### Task prompt
Copy the data exactly as it appears, and do not include any pictures.

### Collected data
====

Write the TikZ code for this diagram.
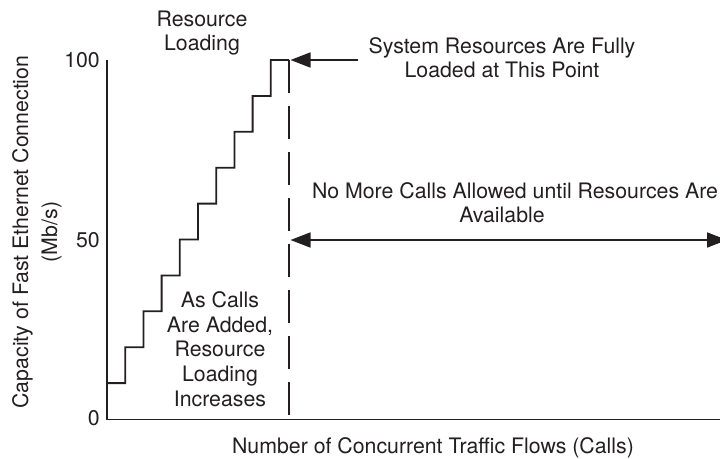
\documentclass[tikz,border=0pt]{standalone}
\usepackage{fontspec}
\setmainfont{TeX Gyre Heros}
\usetikzlibrary{arrows.meta}
\definecolor{ink}{HTML}{231F20}
\begin{document}
\begin{tikzpicture}[x=1pt,y=-1pt,
  every node/.style={font=\fontsize{21.3}{24.6}\selectfont, text=ink, inner sep=0pt},
  note/.style={align=center},
  axisline/.style={draw=ink, line width=1.9pt, line join=miter},
  stairs/.style={draw=ink, line width=1.8pt, line join=miter},
  limitline/.style={draw=ink, line width=1.8pt, dash pattern=on 33pt off 13pt},
  pointer/.style={draw=ink, line width=1.7pt, -{Triangle[length=20pt,width=15pt]}},
  span/.style={draw=ink, line width=1.7pt,
    {Triangle[length=20pt,width=15pt]}-{Triangle[length=20pt,width=15pt]}}
]
\useasboundingbox (0,0) rectangle (720,458);
\clip (0,0) rectangle (720,458);

% frame of the chart
\coordinate (origin) at (107,419.5);
\coordinate (ytop) at (107,60);
\coordinate (xend) at (720,419.5);
\coordinate (peak) at (289,60);
\coordinate (peakbot) at (289,419.5);
\coordinate (peaktip) at (290.5,60);
\coordinate (spanL) at (290.5,240);
\coordinate (spanR) at (727,240);

% staircase of resource loading, ten steps of 10 Mb/s
\draw[stairs] (107,383.1)
  \foreach \k in {1,...,9} {
    -- ({107+\k*18.2},{419-\k*35.9}) -- ({107+\k*18.2},{419-(\k+1)*35.9})
  } -- (peak);

% axes
\draw[axisline] (ytop) -- (origin) -- (xend);

% limit where resources are exhausted
\draw[limitline] (peak) -- (peakbot);

% tick labels
\node[anchor=east] (t100) at (100,60) {100};
\node[anchor=east] (t50) at (100,240) {50};
\node[anchor=east] (t0) at (100,418.5) {0};

% texts
\node[note] (res) at (202,33) {Resource\\Loading};
\node[note] (full) at (502,57.7) {System Resources Are Fully\\Loaded at This Point};
\node[note] (nomore) at (515,202.6) {No More Calls Allowed until Resources Are\\Available\hspace*{26pt}};
\node[note] (added) at (220,349) {As Calls\\Are Added,\\Resource\\Loading\\Increases};
\node[anchor=base] (xlab) at (433,453) {Number of Concurrent Traffic Flows (Calls)};
\node[note, rotate=90] (ylab) at (37,232) {Capacity of Fast Ethernet Connection\\[4.4pt](Mb/s)};

% arrows
\draw[pointer] ([xshift=-10pt]full.west |- peak) -- (peaktip);
\draw[span] (spanL) -- (spanR);
\end{tikzpicture}
\end{document}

====

### Finished task
Write the TikZ code for this diagram.
\documentclass[tikz,border=0pt]{standalone}
\usepackage{fontspec}
\setmainfont{TeX Gyre Heros}
\usetikzlibrary{arrows.meta}
\definecolor{ink}{HTML}{231F20}
\begin{document}
\begin{tikzpicture}[x=1pt,y=-1pt,
  every node/.style={font=\fontsize{21.3}{24.6}\selectfont, text=ink, inner sep=0pt},
  note/.style={align=center},
  axisline/.style={draw=ink, line width=1.9pt, line join=miter},
  stairs/.style={draw=ink, line width=1.8pt, line join=miter},
  limitline/.style={draw=ink, line width=1.8pt, dash pattern=on 33pt off 13pt},
  pointer/.style={draw=ink, line width=1.7pt, -{Triangle[length=20pt,width=15pt]}},
  span/.style={draw=ink, line width=1.7pt,
    {Triangle[length=20pt,width=15pt]}-{Triangle[length=20pt,width=15pt]}}
]
\useasboundingbox (0,0) rectangle (720,458);
\clip (0,0) rectangle (720,458);

% frame of the chart
\coordinate (origin) at (107,419.5);
\coordinate (ytop) at (107,60);
\coordinate (xend) at (720,419.5);
\coordinate (peak) at (289,60);
\coordinate (peakbot) at (289,419.5);
\coordinate (peaktip) at (290.5,60);
\coordinate (spanL) at (290.5,240);
\coordinate (spanR) at (727,240);

% staircase of resource loading, ten steps of 10 Mb/s
\draw[stairs] (107,383.1)
  \foreach \k in {1,...,9} {
    -- ({107+\k*18.2},{419-\k*35.9}) -- ({107+\k*18.2},{419-(\k+1)*35.9})
  } -- (peak);

% axes
\draw[axisline] (ytop) -- (origin) -- (xend);

% limit where resources are exhausted
\draw[limitline] (peak) -- (peakbot);

% tick labels
\node[anchor=east] (t100) at (100,60) {100};
\node[anchor=east] (t50) at (100,240) {50};
\node[anchor=east] (t0) at (100,418.5) {0};

% texts
\node[note] (res) at (202,33) {Resource\\Loading};
\node[note] (full) at (502,57.7) {System Resources Are Fully\\Loaded at This Point};
\node[note] (nomore) at (515,202.6) {No More Calls Allowed until Resources Are\\Available\hspace*{26pt}};
\node[note] (added) at (220,349) {As Calls\\Are Added,\\Resource\\Loading\\Increases};
\node[anchor=base] (xlab) at (433,453) {Number of Concurrent Traffic Flows (Calls)};
\node[note, rotate=90] (ylab) at (37,232) {Capacity of Fast Ethernet Connection\\[4.4pt](Mb/s)};

% arrows
\draw[pointer] ([xshift=-10pt]full.west |- peak) -- (peaktip);
\draw[span] (spanL) -- (spanR);
\end{tikzpicture}
\end{document}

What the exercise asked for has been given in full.